Data center developers once treated capacity reservation as a straightforward operational activity. They identified a site, secured a grid connection queue position, and moved forward with construction once power delivery was confirmed. Reservation was simply one step in the process, not a product in itself. However, that model has broken down completely. Grid queues now stretch for years in every major data center market. Power availability has become the scarcest input in the development process. As a result, reserving capacity has transformed from a planning activity into a competitive weapon. It now directly shapes how lenders finance, price, and prioritize projects.
What has emerged is a capacity reservation arms race. Developers are reserving grid positions years before they have committed capital, signed tenants, or finalized facility designs. They are doing this not because they have immediate development plans but because a confirmed capacity reservation represents optionality with real financial value. In a market where power access determines which projects get built at all, that optionality is worth paying for.
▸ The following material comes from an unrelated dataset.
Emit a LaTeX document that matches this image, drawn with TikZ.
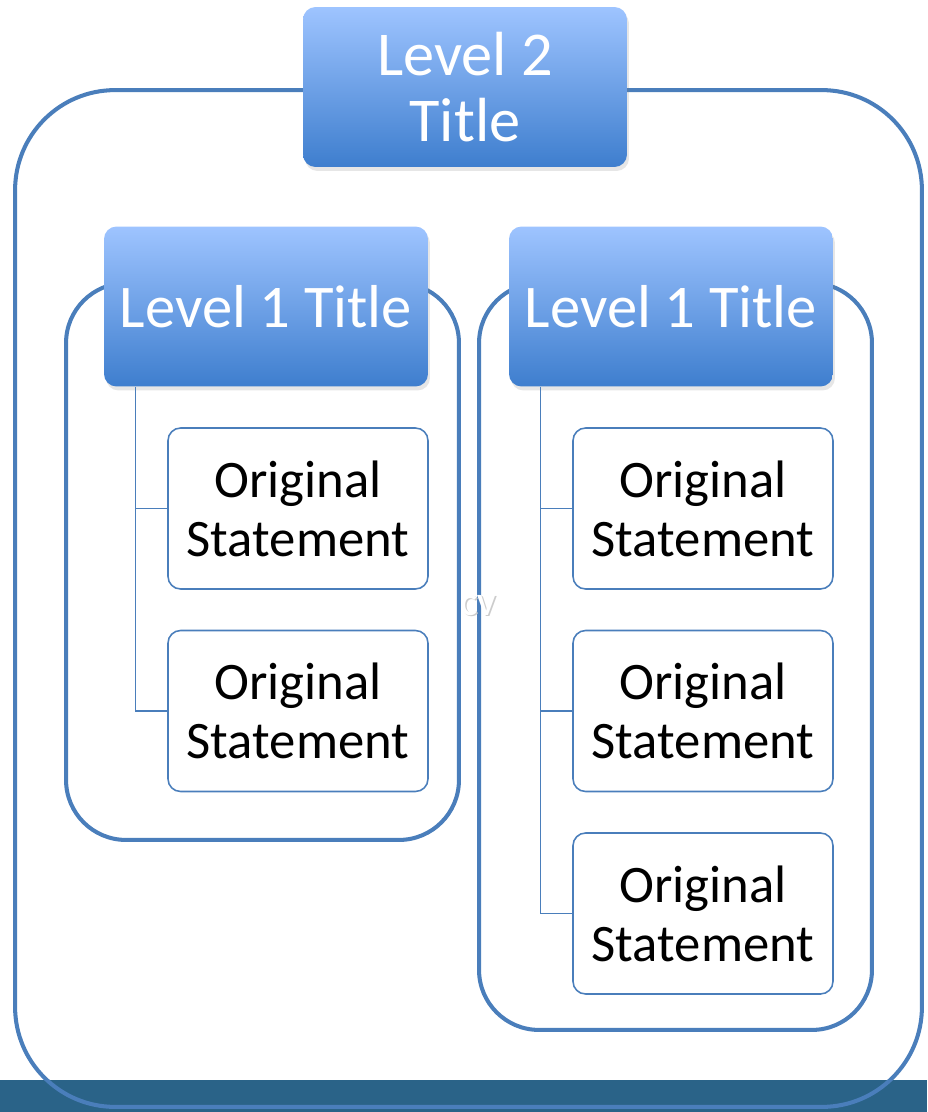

Data center capacity reservation financing is becoming a distinct discipline within project finance. It now carries its own risk frameworks, collateral structures, and lender requirements.
Capacity Reservation as a Financial Asset
The shift from operational step to financial asset happened because lenders began pricing power access into their underwriting decisions. A developer with a confirmed grid capacity reservation in a constrained market carries a materially lower execution risk profile than one without. The reservation demonstrates that the project can actually be powered on a timeline that supports the debt service schedule. Lenders now treat confirmed capacity positions as a form of collateral. That treatment reduces the risk premium on construction financing and improves access to project debt at competitive rates.
According to JLL’s 2026 Global Data Center Outlook, the sector needs roughly $870 billion in new debt financing through 2030 to support the anticipated buildout of nearly 100 gigawatts of new capacity. At that scale, the underwriting frameworks governing access to that debt are not academic questions. They determine which projects get built and which do not. Power access confirmation has become one of the primary underwriting criteria separating fundable projects from unfundable ones. The strength of the development team or the quality of tenant relationships no longer suffices on its own without confirmed power access behind it.
The Reservation Queue as Competitive Moat
Developers who moved early to secure capacity reservations in constrained markets now hold positions that competitors cannot replicate on any commercially viable timeline. This is not a temporary advantage. Grid queues in markets like Northern Virginia, Dublin, Singapore, and Amsterdam have backlogs measured in years. A developer that reserved capacity in these markets in 2022 or 2023 holds a position that a new entrant today cannot reach before 2028 or later. That structural advantage compounds over time as AI infrastructure demand continues to grow faster than grid capacity can expand.
As covered in our analysis of the time-to-power crisis as AI’s hidden scaling ceiling, the mismatch between data center construction speed and grid capacity expansion speed is the defining constraint of the current buildout cycle. Capacity reservation positions held by well-capitalized developers function as moats against this constraint. They appreciate in value as the constraint deepens. Capital markets recognize them as strategic assets in the balance sheets of development platforms, and lenders price them accordingly.
How Lenders Are Responding
The lending community has not sat still in response to these dynamics. Project finance lenders now require power access documentation as a precondition for construction financing rather than treating it as a post-approval deliverable. The sequencing of how a project gets financed has changed. Developers who previously secured construction debt before finalizing their power arrangements are finding that lenders expect confirmed capacity positions before underwriting begins.
This sequencing shift carries a direct capital implication. Reserving and maintaining grid capacity positions requires capital outlay before construction financing arrives. Developers must fund capacity reservation costs, interconnection study fees, and in some markets upfront capital contributions to utility upgrade programs from their own balance sheets. That requirement changes the capital profile of early-stage development. It favors well-capitalized platforms over smaller developers who cannot fund the reservation period from their own resources. As documented in our analysis of transformer and substation supply chains, the electrical equipment commitments accompanying capacity reservation add further to the pre-construction capital requirement that developers must absorb before lenders engage.
What This Means for the Development Market
The structural consequence of capacity reservation becoming a financial instrument is a consolidation of development activity toward platforms with strong balance sheets. Smaller developers cannot fund extended reservation periods without construction debt in place. They are losing ground in constrained markets not because they lack development capability but because they lack the capital to hold their place in queue. The market bifurcates between well-capitalized platforms that can play the reservation game and smaller operators who increasingly cannot compete where capacity is scarcest and demand is strongest.
This dynamic is reshaping the competitive structure of the data center development market in ways that will persist for years. The platforms that accumulated capacity reservations across multiple constrained markets in 2023 and 2024 now hold strategic assets that translate directly into development pipeline and financing access. Those that did not are entering a market that looks fundamentally different from the one that existed when they built their development strategies. The arms race does not pause for latecomers.